Backlash against Santiago was so severe, he released a statement defending his changes to the bill’s language and urging proponents of the measure to temper their emotions.

“I was not appointed by the Speaker of the State Assembly to be a committee chair to simply rubber stamp measures that come over to us from the Senate,” his statement reads. “As the clock ticked, my Committee proposed amendments to SB 822 that consist of the FCC regulation as implemented in 2015 which would make SB 822 the nation’s strongest net neutrality legislation. The author assured me beforehand that he would not accept them.

“All through this time, the flash messaging on this measure has been easy,” the statement continues. “It’s sensational, and anger-inducing. ‘He gutted the bill!’ ‘SB 822 was eviscerated!’ ‘Santiago killed net neutrality!’ But none of those things are true.

“That level of rhetoric has created a firestorm,” the statement continues. “I have received threats and my wife has been harassed. My personal family pictures have been stolen from my social media platforms and used to create memes. We expect this type of disrespect, fake news, and insults from Trump – not those who support dignity and progressive values.”

In 2017, the Federal Communications Commission repealed its 2015 rules, setting off a firestorm of state regulation efforts and litigation against the FCC.

Supporters of net neutrality see the federal repeal as the end of net neutrality in the United States, but Steve Carlson, Government Affairs Counsel with the Computing Technology Industry Association, called this belief a fallacy.

“There is, in fact, robust net neutrality,” Carlson said at the committee meeting. “You heard the witnesses here say they don’t have the overly proscriptive rules that we want. To suggest that what happened last week and to say that Senator Wiener’s bill was the 2015 net neutrality rules is disagreed upon.

“We also think that the description of what could happen, what might be, simply hasn’t happened,” he added. “We shouldn’t let [an] alarmist perspective get away from the light regulatory touch that has allowed the internet to become what it has today.”

Bill Devine, Sacramento-based lobbyist for AT&T, told the committee that the language removed went unnecessarily beyond what the FCC established in 2015 by attempting to regulate activity the FCC declined to confront.

“AT&T supports an open internet,” Devine said. “We do not block websites, we do not censor online content and we do not degrade internet traffic.
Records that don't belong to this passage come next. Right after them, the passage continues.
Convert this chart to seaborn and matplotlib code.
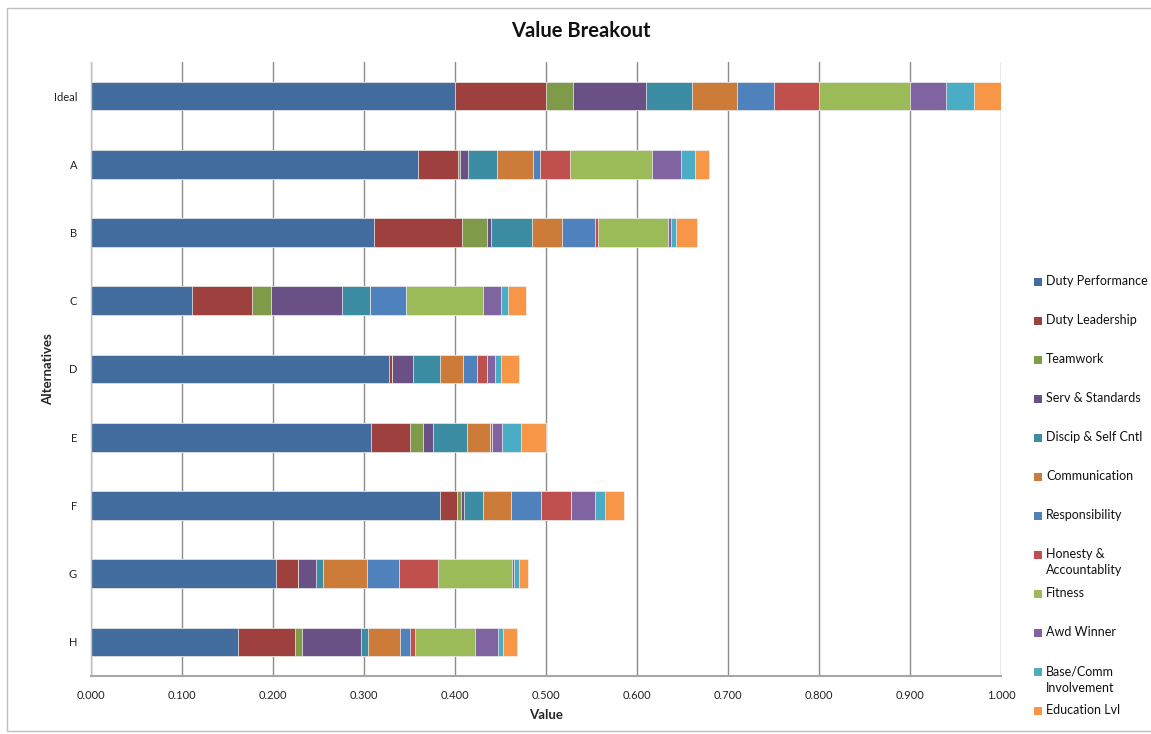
import numpy as np
import pandas as pd
import matplotlib
matplotlib.use("Agg")
import matplotlib.pyplot as plt
from matplotlib.patches import Rectangle
from matplotlib.ticker import FixedLocator, StrMethodFormatter
import seaborn as sns

# ---- data -------------------------------------------------------------
alternatives = ["Ideal", "A", "B", "C", "D", "E", "F", "G", "H"]

criteria = [
    "Duty Performance", "Duty Leadership", "Teamwork", "Serv & Standards",
    "Discip & Self Cntl", "Communication", "Responsibility",
    "Honesty &\nAccountablity", "Fitness", "Awd Winner",
    "Base/Comm\nInvolvement", "Education Lvl",
]

duty_performance = [0.400, 0.359, 0.311, 0.111, 0.327, 0.308, 0.384, 0.203, 0.162]
duty_leadership  = [0.100, 0.044, 0.097, 0.066, 0.004, 0.043, 0.018, 0.025, 0.062]
teamwork         = [0.030, 0.003, 0.027, 0.021, 0.000, 0.014, 0.005, 0.000, 0.008]
serv_standards   = [0.080, 0.008, 0.005, 0.078, 0.023, 0.011, 0.003, 0.019, 0.065]
discip_self_cntl = [0.050, 0.032, 0.045, 0.031, 0.030, 0.037, 0.021, 0.008, 0.007]
communication    = [0.050, 0.040, 0.033, 0.000, 0.025, 0.025, 0.031, 0.048, 0.036]
responsibility   = [0.040, 0.007, 0.036, 0.039, 0.015, 0.000, 0.032, 0.035, 0.011]
honesty_account  = [0.050, 0.033, 0.003, 0.000, 0.011, 0.003, 0.033, 0.043, 0.005]
fitness          = [0.100, 0.090, 0.077, 0.085, 0.000, 0.000, 0.000, 0.082, 0.066]
awd_winner       = [0.040, 0.032, 0.003, 0.020, 0.009, 0.011, 0.027, 0.002, 0.025]
base_comm_involv = [0.030, 0.016, 0.006, 0.007, 0.007, 0.021, 0.011, 0.005, 0.006]
education_lvl    = [0.030, 0.015, 0.023, 0.020, 0.019, 0.027, 0.021, 0.010, 0.015]

series = [
    duty_performance, duty_leadership, teamwork, serv_standards,
    discip_self_cntl, communication, responsibility, honesty_account,
    fitness, awd_winner, base_comm_involv, education_lvl,
]

colors = [
    "#416C9D", "#9E413E", "#7F9A48", "#695185", "#3C8DA3", "#CC7B38",
    "#4F81BD", "#C0504D", "#9BBB59", "#8064A2", "#4BACC6", "#F79646",
]

# ---- style ------------------------------------------------------------
sns.set_style("white")
plt.rcParams["font.family"] = ["Lato", "DejaVu Sans"]

W, H = 1151, 734
fig = plt.figure(figsize=(W / 100, H / 100), dpi=100)
ax = fig.add_axes([91 / W, 1 - 676 / H, 910 / W, 614 / H])

# stacked bars: draw cumulative totals from the outermost segment inward
values = np.array(series)
cumulative = np.cumsum(values, axis=0)
for i in range(len(series) - 1, -1, -1):
    df = pd.DataFrame({"Alternative": alternatives, "Value": cumulative[i]})
    sns.barplot(
        data=df, x="Value", y="Alternative", orient="h",
        color=colors[i], saturation=1, width=0.42,
        edgecolor="#F2F2F2", linewidth=0.5, ax=ax,
    )

# ---- axes -------------------------------------------------------------
ax.set_xlim(0, 1.0)
ax.set_ylim(8.5, -0.5)
ax.set_xticks(np.arange(0, 1.0001, 0.1))
ax.xaxis.set_major_formatter(StrMethodFormatter("{x:.3f}"))
ax.xaxis.grid(True, color="#8C8C8C", linewidth=1.0)
ax.yaxis.grid(False)
ax.set_axisbelow(True)

ax.yaxis.set_minor_locator(FixedLocator(np.arange(-0.5, 9.0, 1.0)))
ax.tick_params(axis="y", which="major", length=0, pad=10,
               labelsize=8, labelcolor="#222222")
ax.tick_params(axis="y", which="minor", length=5, width=1,
               color="#8C8C8C", direction="out")
ax.tick_params(axis="x", which="major", length=4, width=1,
               color="#8C8C8C", direction="out", pad=6,
               labelsize=8, labelcolor="#222222")

for side in ("top", "right"):
    ax.spines[side].set_visible(False)
ax.spines["left"].set_color("#BFBFBF")
ax.spines["left"].set_linewidth(1.0)
ax.spines["bottom"].set_color("#A6A6A6")
ax.spines["bottom"].set_linewidth(1.5)

ax.set_xlabel("Value", fontsize=9.5, fontweight="bold", labelpad=6)
ax.set_ylabel("Alternatives", fontsize=9.5, fontweight="bold", labelpad=0)

fig.text(581 / W, 1 - 31 / H, "Value Breakout", ha="center", va="center",
         fontsize=14.5, fontweight="bold", color="#111111")

# ---- legend -------------------------------------------------------------
row0, step = 282, 39
for k, (name, col) in enumerate(zip(criteria, colors)):
    yc = row0 + k * step
    fig.patches.append(Rectangle((1034 / W, 1 - (yc + 4) / H), 8 / W, 8 / H,
                                 transform=fig.transFigure, facecolor=col,
                                 edgecolor="none"))
    fig.text(1046 / W, 1 - (yc - 7) / H, name, ha="left", va="top",
             fontsize=9, color="#111111", linespacing=1.45)

# chart frame
fig.patches.append(Rectangle((7 / W, 1 - 731 / H), 1.2, 723 / H,
                             transform=fig.transFigure, facecolor="none",
                             edgecolor="#BFBFBF", linewidth=1.0))

fig.savefig("out.png", dpi=100)
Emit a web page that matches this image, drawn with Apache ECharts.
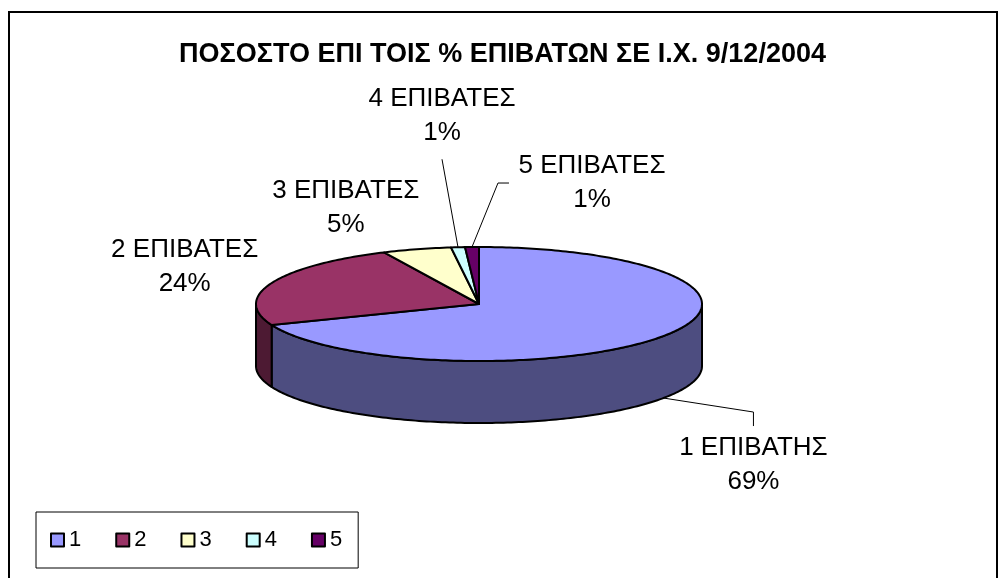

These commitments are published on our website and are enforceable by the California Attorney General, the Federal Trade Commission and the Federal Communications Commission, and for the past 20 years, that is exactly how we have run our network.”

Mitch Steiger, policy advocate with California Labor Federation said that despite claims from internet service providers (ISPs) that they will not violate the law, they have already done so.

“In 2005, a group of workers organizing a telecommunications company in Canada actually did block workers access to a website they were using to organize,” Steiger said.

Steiger pointed out that currently, labor organizers use the internet to organize union efforts.

He fears that without net neutrality laws, companies aiming to shut down labor organizing efforts could pay ISPs to throttle or block access to websites the unions need.

Steven Renderos, organizing director at the Center for Media Justice, went one step further, stating that zero-rating — in which ISPs provide content free of data use charges when certain conditions, such as accepting advertising, are met — are not only weakening consumer protections, but are also taking advantage of communities of color.

SB 822 banned zero-rating until the June 20 amendments stripped this language from the bill.

“Zero-rating pushes people to use the apps and websites preferred by their internet service provider,” Renderos said in a statement following the hearing. “Coupled with low data caps and the high cost of unlimited data plans, people of color and those in low-income communities — who often rely on mobile devices to access the web — are exposed to a second-class internet experience.”

The initial 2015 FCC order specifically declined to intervene in zero-rating issues beyond a case-by-case analysis.

In 2016, the FCC initiated an inquiry into AT&T’s use of zero-rating to allow its customers data-free streaming of DirectTV content, but did not ask AT&T to change its practices.

The FCC also declined to intervene in 2015 in what is called interconnectivity, which is when one provider sends data to another before it reaches consumers. Net neutrality supporters fear that ISPs may throttle, slow or degrade content at these connection points to avoid net neutrality rules.

The measure will now move on to Assembly Appropriations to gauge its fiscal impact.